Уже через три месяца, с большим этапом женщин, я очутилась на другом лагпункте, где, только потому что он был другой, нам показалось полегче.
Что-то произошло в правительственных верхах. Заговорила ли в ком-то совесть, что маловероятно, или кто-то догадался, что расточительное отношение к рабочей силе неразумно, или, может быть, потому что в ту пору иностранная разведка узнала о наших лагерях истребления, и там затрубили во все трубы — в лагерь пришло облегчение.
Вдруг была разрешена самодеятельность, появился воспитатель с газетами, изредка стали привозить кино.

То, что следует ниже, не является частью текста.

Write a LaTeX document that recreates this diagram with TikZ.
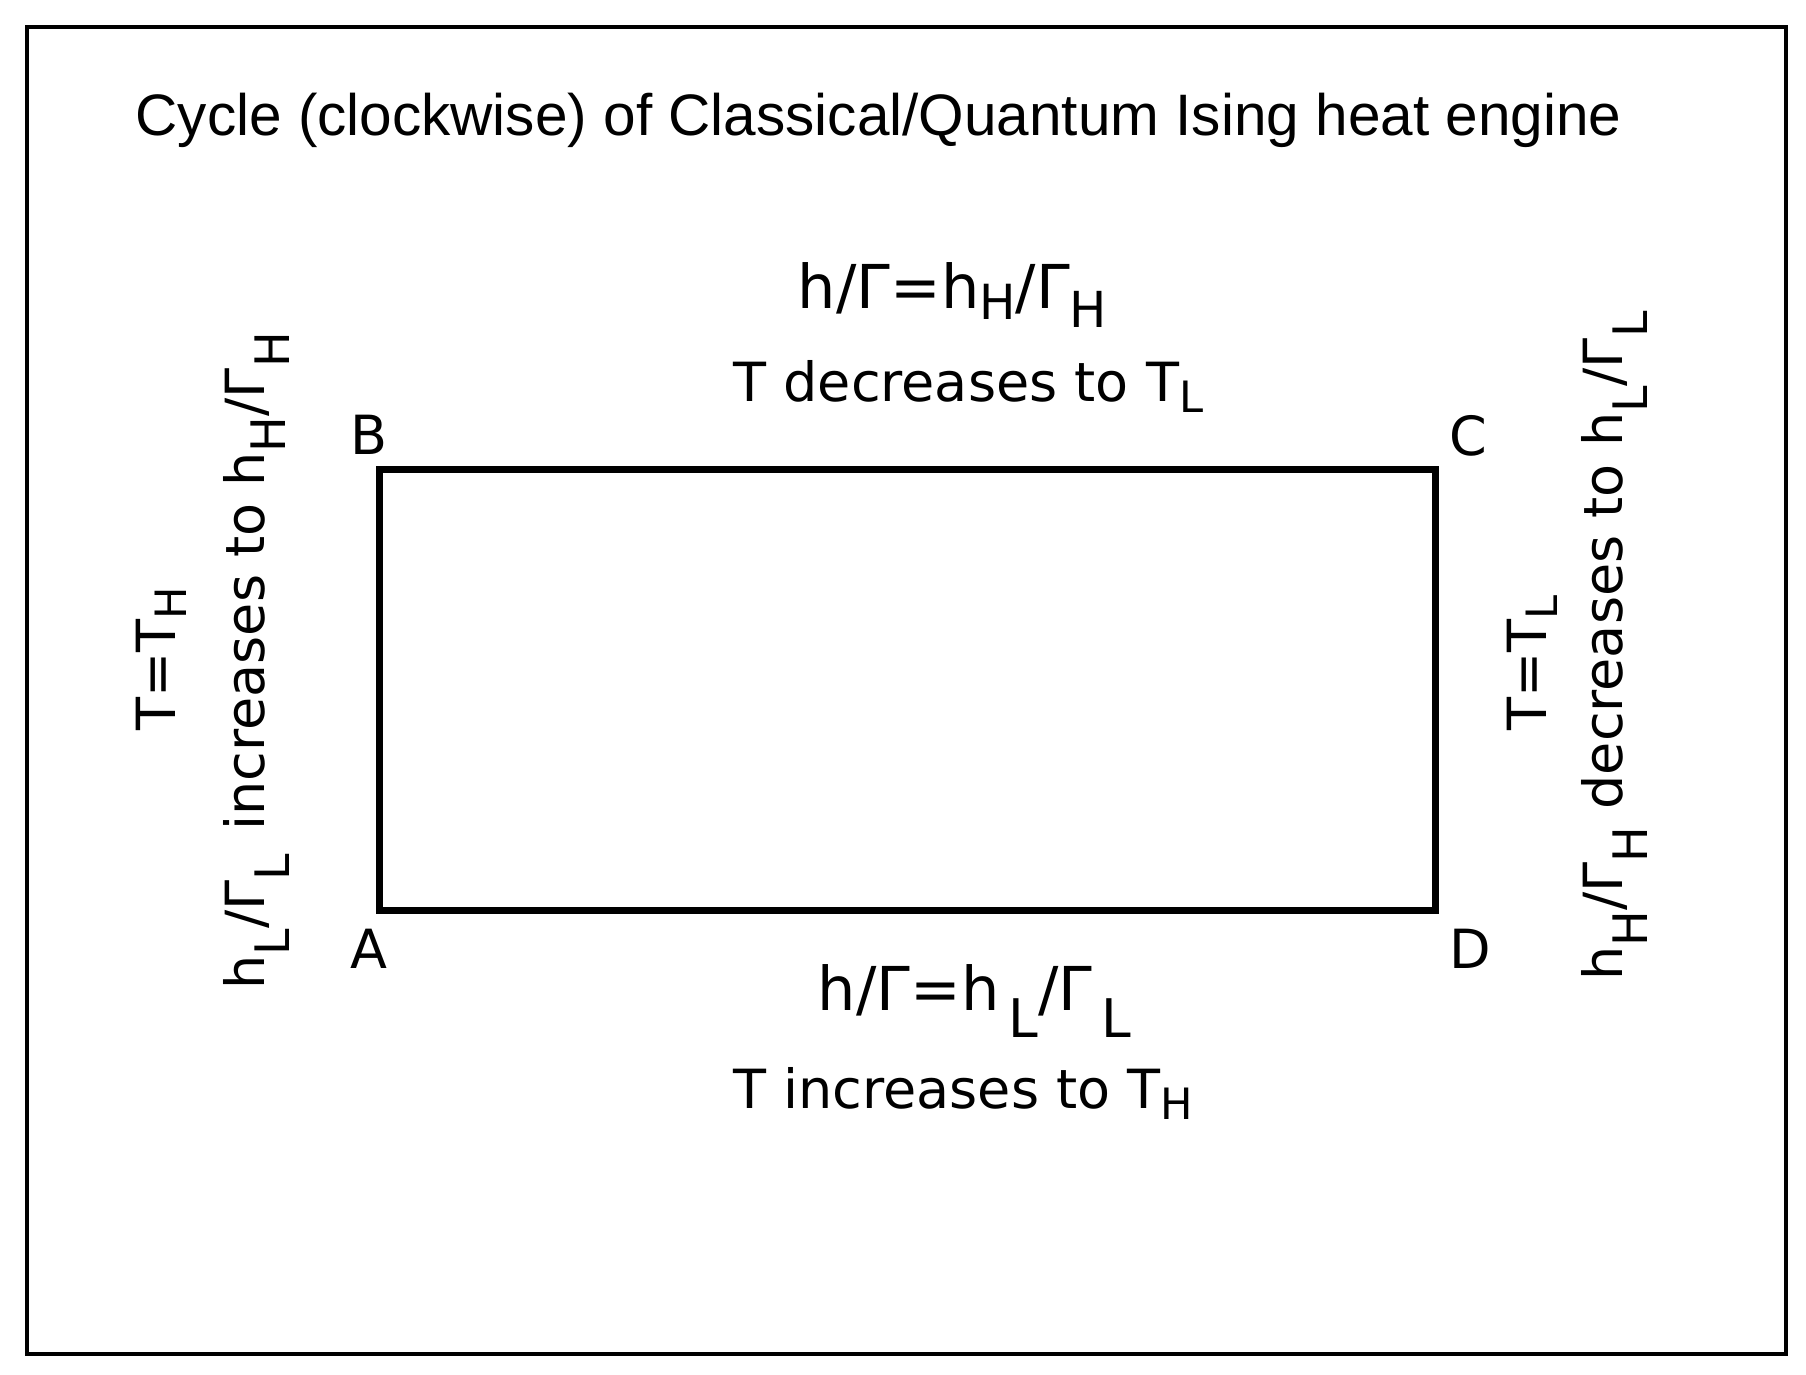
\documentclass[tikz,border=0pt]{standalone}
\usepackage{fontspec}
\setmainfont{DejaVu Sans}
\newfontfamily\titlefont{Liberation Sans}
\usepackage{graphicx}
\newcommand\subx[3]{\raisebox{-#1em}{\scalebox{#2}{#3}}}
\begin{document}
\begin{tikzpicture}[x=0.5pt,y=-0.5pt,
  lbl/.style={inner sep=0pt, font=\fontsize{27pt}{32pt}\selectfont},
  big/.style={inner sep=0pt, font=\fontsize{30.25pt}{36pt}\selectfont},
  ttl/.style={inner sep=0pt, font=\titlefont\fontsize{29.25pt}{35pt}\selectfont},
  frameline/.style={line width=2pt},
  cycleline/.style={line width=3.6pt}]
\useasboundingbox (0,0) rectangle (1806,1375);
\draw[frameline] (27,27) rectangle (1786,1354);
\coordinate (A) at (379.5,910.5);
\coordinate (B) at (379.5,469.5);
\coordinate (C) at (1435.5,469.5);
\coordinate (D) at (1435.5,910.5);
\draw[cycleline] (A) -- (B) -- (C) -- (D) -- cycle;
\node[ttl, anchor=base] (title) at (878.5,136) {Cycle (clockwise) of Classical/Quantum Ising heat engine};
\node[lbl, anchor=base] (lB) at (369,454) {B};
\node[lbl, anchor=base] (lC) at (1468,455) {C};
\node[lbl, anchor=base] (lA) at (369,968) {A};
\node[lbl, anchor=base] (lD) at (1470,968) {D};
\node[big, anchor=base west] (top1) at (797.5,309) {h/Γ=h\subx{0.18}{0.8}{H}/Γ\subx{0.31}{0.82}{H}};
\node[lbl, anchor=base west] (top2) at (733,401) {T decreases to T\subx{0.22}{0.8}{L}};
\node[big, anchor=base west] (bot1) at (817.5,1010) {h/Γ=h\hspace{0.15em}\subx{0.45}{0.88}{L}/Γ\hspace{0.15em}\subx{0.45}{0.88}{L}};
\node[lbl, anchor=base west] (bot2) at (733,1108) {T increases to T\subx{0.22}{0.8}{H}};
\node[lbl, anchor=base west, rotate=90] (left1) at (175,731) {T=T\subx{0.22}{0.8}{H}};
\node[lbl, anchor=base west, rotate=90] (left2) at (264,990) {h\subx{0.48}{0.88}{L}/Γ\subx{0.48}{0.88}{L}\ \hspace{0.12em}increases to h\subx{0.4}{0.88}{H}/Γ\subx{0.48}{0.88}{H}};
\node[lbl, anchor=base west, rotate=90] (right1) at (1546,731) {T=T\subx{0.22}{0.8}{L}};
\node[lbl, anchor=base west, rotate=90] (right2) at (1622,981) {h\subx{0.48}{0.88}{H}/Γ\subx{0.48}{0.88}{H} decreases to h\subx{0.48}{0.88}{L}/Γ\subx{0.48}{0.88}{L}};
\end{tikzpicture}
\end{document}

На маленькой сцене в столовой девушки начали репетировать какую-то пьеску. Мольбами и уговорами они заставили меня пойти посмотреть репетиции.
Меня тронула их сценическая жажда и неумелость. Поправляя мизансцены и помогая раскрыть образ, я увлеклась сама, забыла о страшной действительности и о слове, данном себе: никогда больше не ступать ногой на лагерную сцену.
Местное начальство в запретах и разрешениях редко знало меру. В таёжной глухомани им и самим было скучно, и среди них опять началось соревнование за лучшую самодеятельность. Зачислив особо одарённых участников самодеятельности на какую-нибудь фиктивную должность, их порой и вовсе освобождали от работы до следующего этапа.
Смешная и жалкая была эта самодеятельность. Пьесы не пишутся для одних только женщин или мужчин. И можно было себе представить, как выглядел седобородый профессор Окаёмов со звонким девичьим голосом и косой, выбивающейся из-под ярмолки. Или грудастый, широкобёдрый Леонид Борисович. И как выглядела Машенька в самодеятельности мужской зоны в исполнении юноши с мягким тенором и пробивающимися усами.
Но человек ко всему привыкает. Глядя на сцену, изголодавшиеся зрители не замечали не писклявого голоса Окаёмова, ни модных грудей Леонида Борисовича. Плакали над заброшенностью Машеньки и над запоздалым раскаянием старого академика.